Dell’s Inspiron 13 7000 series Special Edition (model 7352)—a product exclusive to Dell’s Web site and Best Buy—is a seemingly mainstream machine with one special feature: a 360-degree rotating display that makes a laptop, a mini all-in-one, or a small table-top computer. It's a nice trick, but it can't distract us from the hard facts that the Special Edition weighs 3.7 pounds and is saddled with a non-removable keyboard. Dell may call it a 2-in-1, but it's a heavy and unwieldy example.
Aside from the ill-fitting designation, the Inspiron 13 7000 Special Edition has a lot going for it.

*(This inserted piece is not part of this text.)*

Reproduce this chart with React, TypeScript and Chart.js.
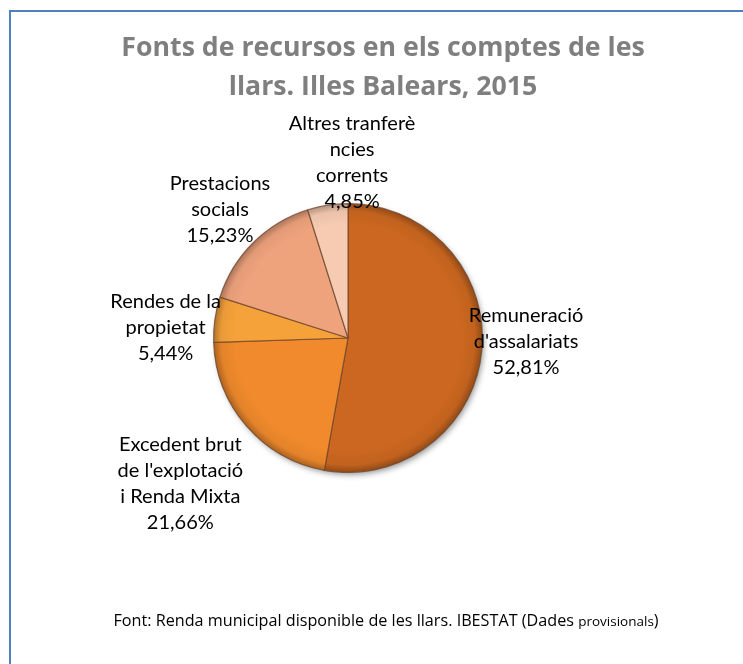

Its brushed-chrome and gray shell is handsome, with just the right amount of ornamentation for my tastes. It sports a spread-layout, back lit, Chiclet-style keyboard that types well despite being short-throw. It’s sturdily built; and it’s a very good performer.
Given the Core i7-5500U, 8GB of DDR3/1333 RAM, and 256GB Samsung PM851 M.2/SATA SSD on board, the strong performance is no surprise. The Special Edition garnered a PCMark Creative Conventional score of 2,352 and a Work score of 2,845; transcoded a 30GB, 1080p .MKV file in 2 hours and 5 minutes; and played the same, high-bit-rate .MKV file constantly for 5 hours and 5 minutes before the battery ran dry.
The integrated Intel HD Graphics 5500 suffice for light web gaming and the like. A discrete GPU is required for anything more intense, but that isn’t an option on the Inspiron 13 7000 series. The display is a 14-inch, 1920x1080 touchscreen with good viewing angles and plenty of usable brightness. Movies look great on it. There’s a fair amount of glare, but that’s life in the touchscreen lane.
The audio is also decent, considering that there’s no direct path (i.e., speaker grille openings) for the sound to reach your ears. The MaxxAudio Pro enhancement software (found buried in the Dell Audio control panel applet, in a bit of branding nonsense) helps quite a bit. Hint: The Movies and Music settings offer more clarity than the somewhat muddy Maxx Sense preset that is the applet's default.
Price, ports, maintenance
The Special Edition model 7352 costs $999, which is reasonable given the components. Lower-end builds start for as little as $500 if you’re willing to “settle” for a Core i3-4030U, 4GB of system memory, a 500GB hard drive, and a 1366x768 display. There are small differences in the chassis: The regular models lack the silver trim and beveled edges of the special edition.